Brau has served on the International Advisory Board, Physics at the Terascale, Strategic Helmholtz Alliance, Germany, since 2007, and the International Advisory Committee, International Conference on Calorimetry in Particle Physics, since 2013.

Brau co-chaired the organizing committee of the World-wide Study of the Physics and Detectors for Future Linear electron-positron Colliders (2002–2014). He has been a leader in the worldwide collaboration to design and build the International Linear Collider.

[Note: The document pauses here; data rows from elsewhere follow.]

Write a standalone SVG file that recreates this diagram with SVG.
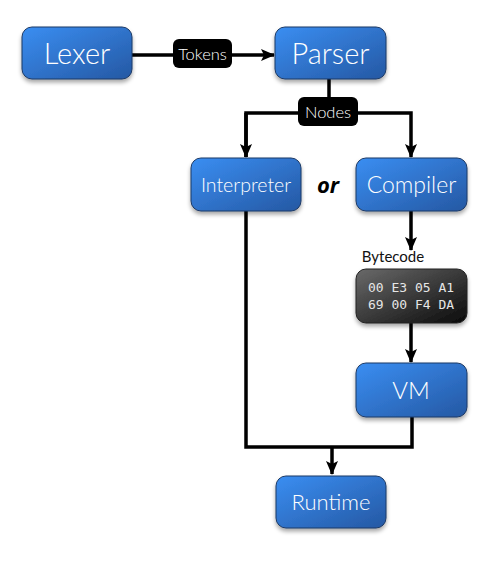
<svg xmlns="http://www.w3.org/2000/svg" width="499" height="561" viewBox="0 0 499 561">
<defs>
<linearGradient id="blue" x1="0" y1="0" x2="1" y2="1">
<stop offset="0" stop-color="#3a8ef2"/>
<stop offset="1" stop-color="#2558a3"/>
</linearGradient>
<linearGradient id="dark" x1="0" y1="0" x2="1" y2="1">
<stop offset="0" stop-color="#6a6a6a"/>
<stop offset="1" stop-color="#0a0a0a"/>
</linearGradient>
<filter id="sh" x="-10%" y="-10%" width="130%" height="140%">
<feGaussianBlur in="SourceAlpha" stdDeviation="2"/>
<feOffset dx="0" dy="3" result="b"/>
<feComponentTransfer><feFuncA type="linear" slope="0.35"/></feComponentTransfer>
<feMerge><feMergeNode/><feMergeNode in="SourceGraphic"/></feMerge>
</filter>
<marker id="arr" markerWidth="14" markerHeight="14" viewBox="0 0 14 14" refX="13" refY="7" orient="auto" markerUnits="userSpaceOnUse">
<path d="M0,1 L14,7 L0,13 L3,7 z" fill="#000"/>
</marker>
</defs>
<style>
.box{fill:url(#blue);stroke:#1d3a66;stroke-width:1;filter:url(#sh)}
.lbl{fill:#fff;font-family:Lato,"Open Sans",sans-serif;font-weight:300;text-anchor:middle}
.tag{fill:#000}
.tagt{fill:#fff;font-family:Lato,"Open Sans",sans-serif;font-weight:300;font-size:16.5px;text-anchor:middle}
.ln{fill:none;stroke:#000;stroke-width:3.5}
.hex{font-family:"DejaVu Sans Mono",monospace;font-size:13px;text-anchor:middle;fill:#e6e6e6}
</style>
<g id="connectors">
<path class="ln" d="M132,55 L274,55" marker-end="url(#arr)"/>
<path class="ln" d="M329,79 L329,113"/>
<path class="ln" d="M246,157 L246,113 L411,113 L411,157" marker-end="url(#arr)"/>
<path class="ln" d="M246,113 L246,157" marker-end="url(#arr)"/>
<path class="ln" d="M411,211 L411,250" marker-end="url(#arr)"/>
<path class="ln" d="M411,323 L411,362" marker-end="url(#arr)"/>
<path class="ln" d="M246,211 L246,447 L412,447 L412,417"/>
<path class="ln" d="M332,447 L332,474" marker-end="url(#arr)"/>
<g id="tokens-label">
<rect class="tag" x="173" y="39" width="59" height="29" rx="6"/>
<text class="tagt" x="202.5" y="59.5">Tokens</text>
</g>
<g id="nodes-label">
<rect class="tag" x="298" y="97" width="60" height="29" rx="6"/>
<text class="tagt" x="328" y="117.5">Nodes</text>
</g>
</g>
<g id="lexer">
<rect class="box" x="22" y="27" width="110" height="52" rx="10"/>
<text class="lbl" x="77" y="64" font-size="29">Lexer</text>
</g>
<g id="parser">
<rect class="box" x="275" y="27" width="111" height="52" rx="10"/>
<text class="lbl" x="330.5" y="64" font-size="29">Parser</text>
</g>
<g id="interpreter">
<rect class="box" x="191" y="158" width="110" height="53" rx="10"/>
<text class="lbl" x="246" y="192" font-size="19.5">Interpreter</text>
</g>
<text id="or" x="328" y="193" font-family="'Open Sans',Lato,sans-serif" font-weight="700" font-style="italic" font-size="22" text-anchor="middle" fill="#000">or</text>
<g id="compiler">
<rect class="box" x="356" y="158" width="111" height="53" rx="10"/>
<text class="lbl" x="411.5" y="193" font-size="23">Compiler</text>
</g>
<g id="bytecode">
<text x="393" y="262" font-family="Lato,'Open Sans',sans-serif" font-weight="400" font-size="15" text-anchor="middle" fill="#111">Bytecode</text>
<rect x="356" y="269" width="111" height="54" rx="10" fill="url(#dark)" stroke="#222" stroke-width="1" filter="url(#sh)"/>
<text class="hex" x="411" y="292">00 E3 05 A1</text>
<text class="hex" x="411" y="309">69 00 F4 DA</text>
</g>
<g id="vm">
<rect class="box" x="356" y="363" width="111" height="54" rx="10"/>
<text class="lbl" x="411" y="399" font-size="24">VM</text>
</g>
<g id="runtime">
<rect class="box" x="276" y="476" width="110" height="52" rx="10"/>
<text class="lbl" x="331" y="510" font-size="22">Runtime</text>
</g>
</svg>
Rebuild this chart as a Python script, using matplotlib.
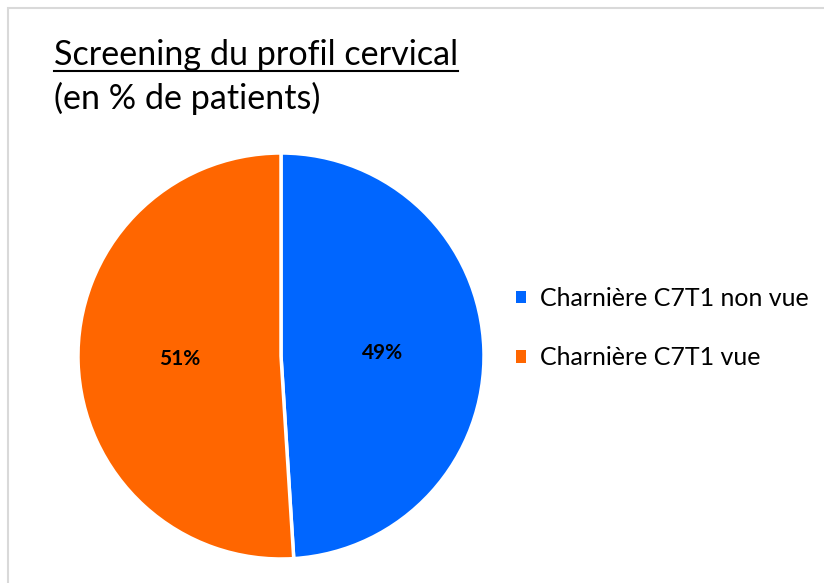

In December 2016 Brau was named "Associate Director for Physics and Detectors" of the Linear Collider Collaboration, effective January 2017.

== Ph.D. graduates advised ==
- Pitts, K.T. (1994). "Electroweak coupling measurements from polarized Bhabha scattering at the Z^{0} resonance"
- Hwang, H (1994). "QCD Test in Three-Jet Z0 Decays at SLD and Detector Development for H0 --> Gamma Gamma Searches in High-Energy Hadron Colliders"
- Langston, Matthew D (2003). "A Measurement of the Effective Electron Neutral Current Coupling Parameters from Polarized Bhabha Scattering at the Z0 Resonance"
- Walston, S (2004). "Heavy Flavor Decays of the Z0 and a Search for Flavor Changing Neutral Currents"
- Ito, Masahiro (2006). "Search for supernova induced gravitational wave bursts with optimal filter technique on LIGO science data"
- Strube, Jan (2008). "Analysis of radiative decays of charged B mesons to baryonic final states"
- Searcy, Jacob (2013). "Measurement of the Top Quark Pair Production Cross Section in p-p Collisions at √s = 7 TeV in the l + τ Channel with ATLAS"
- Brost, Elizabeth (2016). "Search for the Flavor-Changing Neutral Current in Top Pair Events in sqrt(s) = 8 TeV Proton-Proton Collisions at the Large Hadron Collider Using the ATLAS Detector"
- Wanotayaroj, Chaowaroj (2017). "Search for a Scalar Partner of the Top Quark in the Jets+ETMiss Final State with the ATLAS detector"
- Barkeloo, Jason (2020). "Search for the Flavor-Changing Neutral Current, t->qgamma, in Top Pair Events Using the Atlas Detector"
- Steinhebel, Amanda (2021). "Much Ado About Nothing: Searches for Higgs Boson Decays to Invisible Particles"

== Honors and awards ==
Upon graduation from USAFA, Brau was named the Outstanding Cadet in Physics of the Class of 1969. He was a Hertz Foundation Fellow for the duration of his graduate work at MIT.

In 2000, Brau was elected a Fellow of the American Physical Society, for "contributions to the development of particle detectors, particularly calorimeters and vertex detectors, and for studies of the properties of the Z boson with the SLD".

Brau is a senior member of the Institute of Electrical and Electronics Engineers.

At the University of Oregon in 2006, Brau was named Philip H. Knight Professor of Natural Science, an endowed position funded by Oregon alumnus Philip H. Knight.

In 2009 he was elected a Fellow of the American Association for the Advancement of Science, for "distinguished contributions to the field of elementary particle physics, particularly for developing and applying new technologies to facilitate precision tests of the Standard Model".

In 2011, Brau received the University of Oregon Research Innovation Award. In 2012, he was chosen to deliver the Inaugural Presidential Research Lecture at the University of Oregon.

As a team member of the LIGO discovery team, Brau was a co-recipient of each of the following prizes: 2016 Gruber Cosmology Prize, 2016 Special Breakthrough Prize in Fundamental Physics, 2017 Royal Astronomical Society Group Achievement Award, and the 2017 AAS Bruno Rossi Prize.